The next step is to set the properties of TFLiteConverter object.

converter.target_spec.supported_ops = [tf.lite.OpsSet.TFLITE_BUILTINS_INT8]
converter.representative_dataset = load_images_from_folder

Execute conversion with Post Training Quantization

docker run --rm -v $(pwd):/workspace --user $(id -u):$(id -g) -e PYTHONUSERBASE=/workspace/.local pinto0309/onnx2tf:1.26.7 pip install tqdm pillow

docker run --rm -v $(pwd):/workspace --user $(id -u):$(id -g) -e PYTHONUSERBASE=/workspace/.local pinto0309/onnx2tf:1.26.7 python /workspace/my_conversion_script.py

The output is a model_quant.tflite file, which is ready for deployment and inference on an edge device. The model size has been reduced by a factor of 4 compared to the original model, enabling more efficient storage and faster execution.
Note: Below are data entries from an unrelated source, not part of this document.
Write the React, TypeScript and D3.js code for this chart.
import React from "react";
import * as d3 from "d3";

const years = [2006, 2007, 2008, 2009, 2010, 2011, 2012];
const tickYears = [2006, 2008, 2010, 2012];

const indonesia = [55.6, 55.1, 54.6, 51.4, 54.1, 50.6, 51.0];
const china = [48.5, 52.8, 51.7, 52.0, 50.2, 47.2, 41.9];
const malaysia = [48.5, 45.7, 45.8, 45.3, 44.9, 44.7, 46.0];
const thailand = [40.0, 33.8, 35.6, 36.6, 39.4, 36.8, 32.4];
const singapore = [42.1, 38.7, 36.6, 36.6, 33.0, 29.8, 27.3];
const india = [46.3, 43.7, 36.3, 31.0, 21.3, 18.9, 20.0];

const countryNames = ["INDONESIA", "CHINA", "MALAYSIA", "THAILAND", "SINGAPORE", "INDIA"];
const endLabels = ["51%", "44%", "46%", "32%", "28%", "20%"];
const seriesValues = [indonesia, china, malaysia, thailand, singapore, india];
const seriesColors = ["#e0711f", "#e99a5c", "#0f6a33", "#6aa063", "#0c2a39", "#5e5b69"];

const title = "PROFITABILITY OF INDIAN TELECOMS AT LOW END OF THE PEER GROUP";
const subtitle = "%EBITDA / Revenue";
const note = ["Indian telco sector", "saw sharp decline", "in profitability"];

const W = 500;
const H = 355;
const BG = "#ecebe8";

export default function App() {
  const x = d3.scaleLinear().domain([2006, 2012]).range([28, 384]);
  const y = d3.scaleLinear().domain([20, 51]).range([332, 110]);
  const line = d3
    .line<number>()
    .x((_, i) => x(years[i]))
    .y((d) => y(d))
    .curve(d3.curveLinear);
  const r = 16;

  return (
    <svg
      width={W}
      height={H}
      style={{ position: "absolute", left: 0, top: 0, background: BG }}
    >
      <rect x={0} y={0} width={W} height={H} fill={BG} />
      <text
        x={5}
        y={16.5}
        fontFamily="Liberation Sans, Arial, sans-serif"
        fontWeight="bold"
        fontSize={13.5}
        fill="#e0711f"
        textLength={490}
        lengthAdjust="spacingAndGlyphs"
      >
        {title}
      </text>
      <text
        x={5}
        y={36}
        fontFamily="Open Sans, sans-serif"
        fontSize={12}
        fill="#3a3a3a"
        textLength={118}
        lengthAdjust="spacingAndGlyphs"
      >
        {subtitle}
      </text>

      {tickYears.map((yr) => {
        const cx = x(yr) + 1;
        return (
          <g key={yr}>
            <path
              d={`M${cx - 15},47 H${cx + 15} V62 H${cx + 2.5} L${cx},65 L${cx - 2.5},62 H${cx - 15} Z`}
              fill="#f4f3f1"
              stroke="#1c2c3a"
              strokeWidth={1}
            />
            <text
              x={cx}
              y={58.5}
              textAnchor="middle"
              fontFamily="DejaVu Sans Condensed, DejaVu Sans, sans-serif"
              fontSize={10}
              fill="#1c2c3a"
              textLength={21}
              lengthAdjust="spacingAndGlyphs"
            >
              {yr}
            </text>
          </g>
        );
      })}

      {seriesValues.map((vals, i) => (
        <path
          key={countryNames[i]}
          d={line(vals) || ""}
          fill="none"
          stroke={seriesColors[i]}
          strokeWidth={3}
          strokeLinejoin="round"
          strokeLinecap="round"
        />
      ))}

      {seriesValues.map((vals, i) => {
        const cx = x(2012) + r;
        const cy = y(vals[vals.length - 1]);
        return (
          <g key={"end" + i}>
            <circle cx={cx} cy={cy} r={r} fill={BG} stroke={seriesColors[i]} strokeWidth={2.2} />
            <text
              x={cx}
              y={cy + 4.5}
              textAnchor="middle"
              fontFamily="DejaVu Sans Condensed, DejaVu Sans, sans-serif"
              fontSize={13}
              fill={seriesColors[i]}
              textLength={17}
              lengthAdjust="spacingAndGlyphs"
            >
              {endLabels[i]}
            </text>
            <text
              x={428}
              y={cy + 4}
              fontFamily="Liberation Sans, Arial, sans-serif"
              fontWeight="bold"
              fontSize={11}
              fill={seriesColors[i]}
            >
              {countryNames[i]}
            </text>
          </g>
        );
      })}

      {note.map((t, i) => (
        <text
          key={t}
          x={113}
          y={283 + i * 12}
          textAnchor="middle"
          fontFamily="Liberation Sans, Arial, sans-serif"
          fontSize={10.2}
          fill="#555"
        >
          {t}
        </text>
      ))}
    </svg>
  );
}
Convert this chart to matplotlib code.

After quantization, the model size is:

lukaszkarlowski@ST60573:~/projects/cookbooks/notebooks$ du -sh *.tflite
5.6M    model_quant.tflite

Deploying the Model to Android

To integrate the TensorFlow Lite model into an Android app, add the required dependency to build.gradle.kts:

// build.gradle.kts
...
dependencies {
    implementation("org.tensorflow:tensorflow-lite:2.11.0")
}
...

Initialize and run the model:

Interpreter.Options options = new Interpreter.Options();
interpreter = new Interpreter(loadModelFile(context, modelPath), options);

interpreter.run(inputBuffer, output);

Demonstration Application

The demonstration application can be accessed at the following link:
Demo Application.

This application allows you to:

Load an image and classify it using either a non-quantized or quantized model (depending on the selected option).
Crop the selected image to a square.
Resize the image to 224×224 pixels.
Pass the processed image as normalized input to the model.

The classification results are displayed in a list view, showing the top 3 possible classifications along with their respective probabilities. These probabilities are calculated by applying softmax function the model’s output.
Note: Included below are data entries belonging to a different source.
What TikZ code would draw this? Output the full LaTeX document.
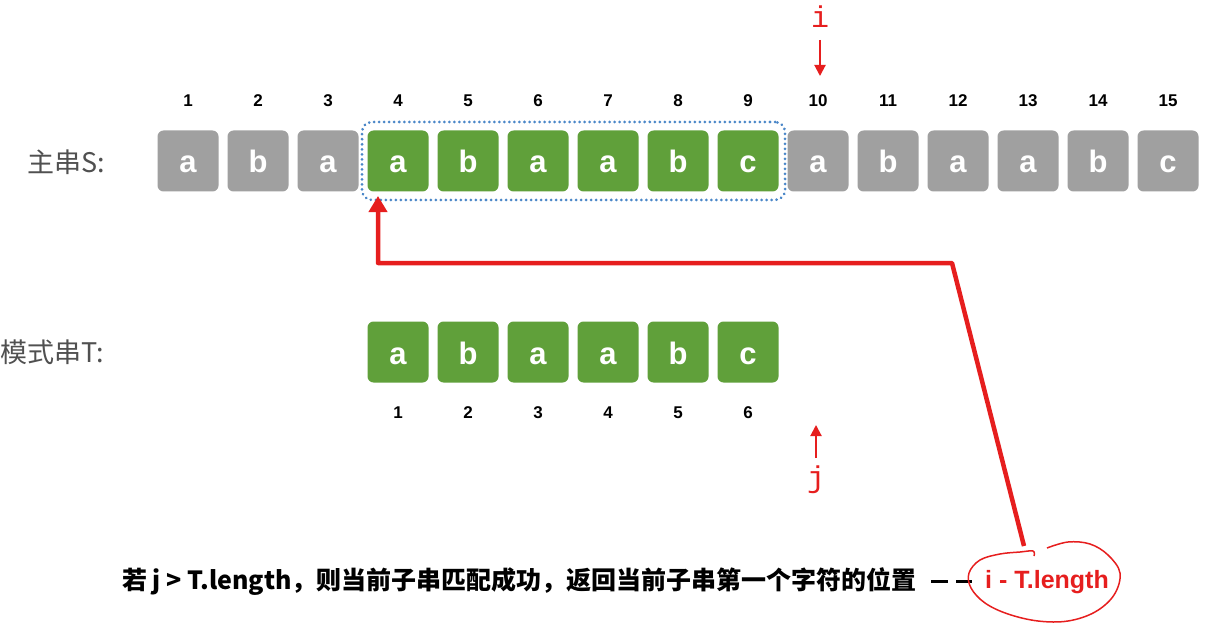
\documentclass[tikz,border=0pt]{standalone}
\usepackage{fontspec}
\setmainfont{Liberation Sans}
\newfontfamily\cjk{Noto Sans CJK SC}
\newfontfamily\monof{Liberation Mono}
\usetikzlibrary{arrows.meta,calc}
\definecolor{boxgray}{RGB}{160,160,160}
\definecolor{boxgreen}{RGB}{96,160,58}
\definecolor{dotblue}{RGB}{75,135,200}
\definecolor{hred}{RGB}{230,30,30}
\definecolor{labgray}{RGB}{80,80,80}
\begin{document}
\begin{tikzpicture}[x=1pt,y=-1pt,
  cell/.style={rounded corners=6pt,minimum width=61pt,minimum height=61pt,inner sep=0pt,text=white,
    text height=24pt,text depth=0pt,font=\fontsize{31}{31}\selectfont\bfseries},
  graycell/.style={cell,fill=boxgray},
  greencell/.style={cell,fill=boxgreen},
  idx/.style={font=\fontsize{17}{17}\selectfont\bfseries,inner sep=0pt},
  lab/.style={font=\cjk\fontsize{27}{27}\selectfont,text=labgray,inner sep=0pt},
  ptr/.style={draw=hred,line width=2pt,-{Triangle[length=11pt,width=11pt]}},
  ptrlab/.style={font=\monof\fontsize{30}{30}\selectfont,text=hred,inner sep=0pt},
  bigarrow/.style={draw=hred,line width=4.5pt,line join=round,-{Triangle[length=16pt,width=18pt]}}
]
\useasboundingbox (0,0) rectangle (1220,631);
% main string
\foreach \k/\c in {1/a,2/b,3/a,4/a,5/b,6/a,7/a,8/b,9/c,10/a,11/b,12/a,13/a,14/b,15/c}{
  \pgfmathsetmacro{\xx}{188+70*(\k-1)}
  \ifnum\k<4 \def\st{graycell}\else\ifnum\k>9 \def\st{graycell}\else\def\st{greencell}\fi\fi
  \node[\st] (s\k) at (\xx,161) {\c};
  \node[idx] (n\k) at (\xx,101) {\k};
}
% pattern
\foreach \k/\c in {1/a,2/b,3/a,4/a,5/b,6/c}{
  \pgfmathsetmacro{\xx}{398+70*(\k-1)}
  \node[greencell] (t\k) at (\xx,352) {\c};
  \node[idx] (m\k) at (\xx,413) {\k};
}
\node[lab,anchor=west] (ls) at (27,162) {主串S:};
\node[lab,anchor=west] (lt) at (0,352) {模式串T:};
% dotted frame
\node[draw=dotblue,line width=3pt,dash pattern=on 0.01pt off 5pt,line cap=round,rounded corners=10pt,
      minimum width=423pt,minimum height=78pt] (win) at (573.5,161) {};
% i pointer
\node[ptrlab] (ilab) at (820,17) {i};
\coordinate (itop) at (820,40);
\draw[ptr] (itop) -- (820,76);
% j pointer
\node[ptrlab] (jlab) at (816,480) {j};
\coordinate (jbot) at (816,458);
\draw[ptr] (jbot) -- (816,425);
% bottom text
\node[font=\cjk\bfseries\fontsize{25}{25}\selectfont,anchor=west,inner sep=0pt] (cond) at (122,582) {若 j > T.length，则当前子串匹配成功，返回当前子串第一个字符的位置};
\node[font=\bfseries\fontsize{25}{25}\selectfont,text=hred,inner sep=0pt] (res) at (1047,582) {i - T.length};
\coordinate (d0) at (931,581);
\draw[line width=3pt] (d0) -- ++(17,0) coordinate (d1);
\draw[line width=3pt] (d1) ++(8,0) -- ++(16,0);
% hand-drawn circle
\draw[hred,line width=1.5pt] plot[smooth,tension=0.6] coordinates {
 (1047,548) (1068,542) (1090,544) (1108,555) (1120,573) (1114,595) (1095,612) (1068,621) (1038,621) (1008,614) (985,603) (971,588) (969,573) (980,560) (1000,554) (1020,552) (1033,551) (1034,556)};
% big red connector
\coordinate (e) at (1024,546);
\coordinate (tip) at (378,196);
\draw[bigarrow] (e) -- (952,263) -- (378,263) -- (tip);
\end{tikzpicture}
\end{document}
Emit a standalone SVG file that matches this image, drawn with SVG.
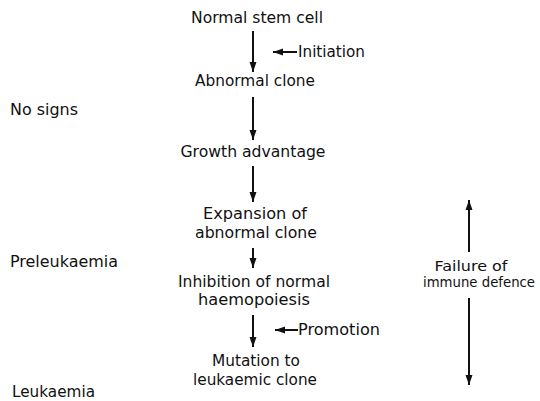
<svg xmlns="http://www.w3.org/2000/svg" width="540" height="401" viewBox="0 0 540 401">
<style>
text{font-family:"DejaVu Sans","Liberation Sans",sans-serif;font-size:15px;fill:#111;}
.c{text-anchor:middle;}
.s{font-size:14px;}
.ln{stroke:#111;stroke-width:2;fill:none;}
</style>
<defs>
<marker id="ah" viewBox="0 0 10 10" refX="10" refY="5" markerWidth="5" markerHeight="5" markerUnits="strokeWidth" orient="auto">
<path d="M0,1.5 L10,5 L0,8.5 z" fill="#111"/>
</marker>
</defs>
<rect width="540" height="401" fill="#fff"/>
<g id="connectors">
<line class="ln" x1="253" y1="31" x2="253" y2="72" marker-end="url(#ah)"/>
<line class="ln" x1="297" y1="52" x2="273" y2="52" marker-end="url(#ah)"/>
<line class="ln" x1="253" y1="97" x2="253" y2="140" marker-end="url(#ah)"/>
<line class="ln" x1="253" y1="166" x2="253" y2="202" marker-end="url(#ah)"/>
<line class="ln" x1="253" y1="248" x2="253" y2="268" marker-end="url(#ah)"/>
<line class="ln" x1="253" y1="315" x2="253" y2="347" marker-end="url(#ah)"/>
<line class="ln" x1="298" y1="330" x2="275" y2="330" marker-end="url(#ah)"/>
<line class="ln" x1="469" y1="252" x2="469" y2="200" marker-end="url(#ah)"/>
<line class="ln" x1="469" y1="298" x2="469" y2="385" marker-end="url(#ah)"/>
</g>
<g id="n1"><text class="c" x="257" y="23" textLength="132" lengthAdjust="spacingAndGlyphs">Normal stem cell</text></g>
<g id="initiation"><text x="298" y="57" textLength="67" lengthAdjust="spacingAndGlyphs">Initiation</text></g>
<g id="n2"><text class="c" x="255" y="86" textLength="120" lengthAdjust="spacingAndGlyphs">Abnormal clone</text></g>
<g id="n3"><text class="c" x="253" y="157" textLength="145" lengthAdjust="spacingAndGlyphs">Growth advantage</text></g>
<g id="n4"><text class="c" x="255" y="219" textLength="104" lengthAdjust="spacingAndGlyphs">Expansion of</text><text class="c" x="256" y="238" textLength="122" lengthAdjust="spacingAndGlyphs">abnormal clone</text></g>
<g id="n5"><text class="c" x="254" y="287" textLength="152" lengthAdjust="spacingAndGlyphs">Inhibition of normal</text><text class="c" x="254" y="305" textLength="112" lengthAdjust="spacingAndGlyphs">haemopoiesis</text></g>
<g id="promotion"><text x="298" y="335" textLength="82" lengthAdjust="spacingAndGlyphs">Promotion</text></g>
<g id="n6"><text class="c" x="256" y="366" textLength="88" lengthAdjust="spacingAndGlyphs">Mutation to</text><text class="c" x="255" y="385" textLength="124" lengthAdjust="spacingAndGlyphs">leukaemic clone</text></g>
<g id="stage1"><text x="10" y="115" textLength="68" lengthAdjust="spacingAndGlyphs">No signs</text></g>
<g id="stage2"><text x="10" y="267" textLength="108" lengthAdjust="spacingAndGlyphs">Preleukaemia</text></g>
<g id="stage3"><text x="12" y="397" textLength="83" lengthAdjust="spacingAndGlyphs">Leukaemia</text></g>
<g id="immune"><text class="c s" x="471" y="271" textLength="73" lengthAdjust="spacingAndGlyphs">Failure of</text><text class="c s" x="479" y="287" textLength="112" lengthAdjust="spacingAndGlyphs">immune defence</text></g>
</svg>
Application with Model Inferences on Galaxy S24

This video demonstrates how the AI model performs inferences on the Samsung Galaxy S24.

Timings

To demonstrate the timing benefits, the conversion process described in this cookbook has also been applied to another timm-pretrained model: Adversarial Inception V3. It is another image classification model, but it is larger and more time-consuming while providing more reliable output.

The inference times were measured on an Android application. The table presents the average single inference time.
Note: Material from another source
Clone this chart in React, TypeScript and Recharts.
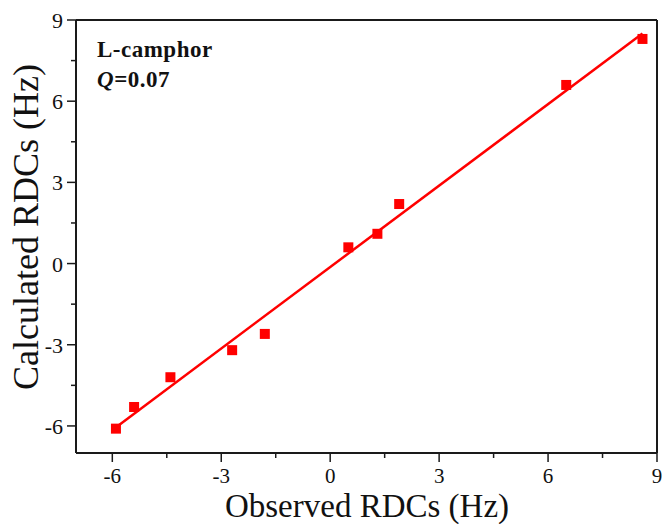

Model	Non-Quantized (ms)	Quantized (ms)
MobileNetV3	9.7	5.6
Adversarial Inception v3	10.7	2.1

Model Evaluation

For MobileNetV3 the quantized version shows an improvement in performance, reducing the inference time by 4 ms.
For Adversarial Inception v3 the quantized version significantly improves performance.

The difference of time reduction is due to the size of the Adversarial Inception v3 model which is larger than MobileNetV3.

Evaluation was performed using ImageNet1K from Kaggle, running on a local PC with CPU-based execution.

Model Type	Top-1 Accuracy	Top-5 Accuracy
ONNX Model	67.13%	87.85%
TensorFlow Lite (Non-Quantized, Weights in Float32)	67.13%	87.85%
TensorFlow Lite (Quantized, Weights in Int8)	67.11%	87.82%

The accuracy of ONNX and TensorFlow float32 models remains identical because the model architecture, numerical precision, and computational graph are preserved. However, quantizing the TFLite model (e.g., converting it to INT8) may result in accuracy degradation due to numerical approximations while providing benefits such as reduced size, lower latency, and faster execution.

Next Steps

Model quantization development:

present how quantization-aware training influences model performance.

Android application development:

modify the application to use the TensorFlow Lite GPU delegate for running model inference on the device’s GPU,
implement real-time image classification using the device’s camera.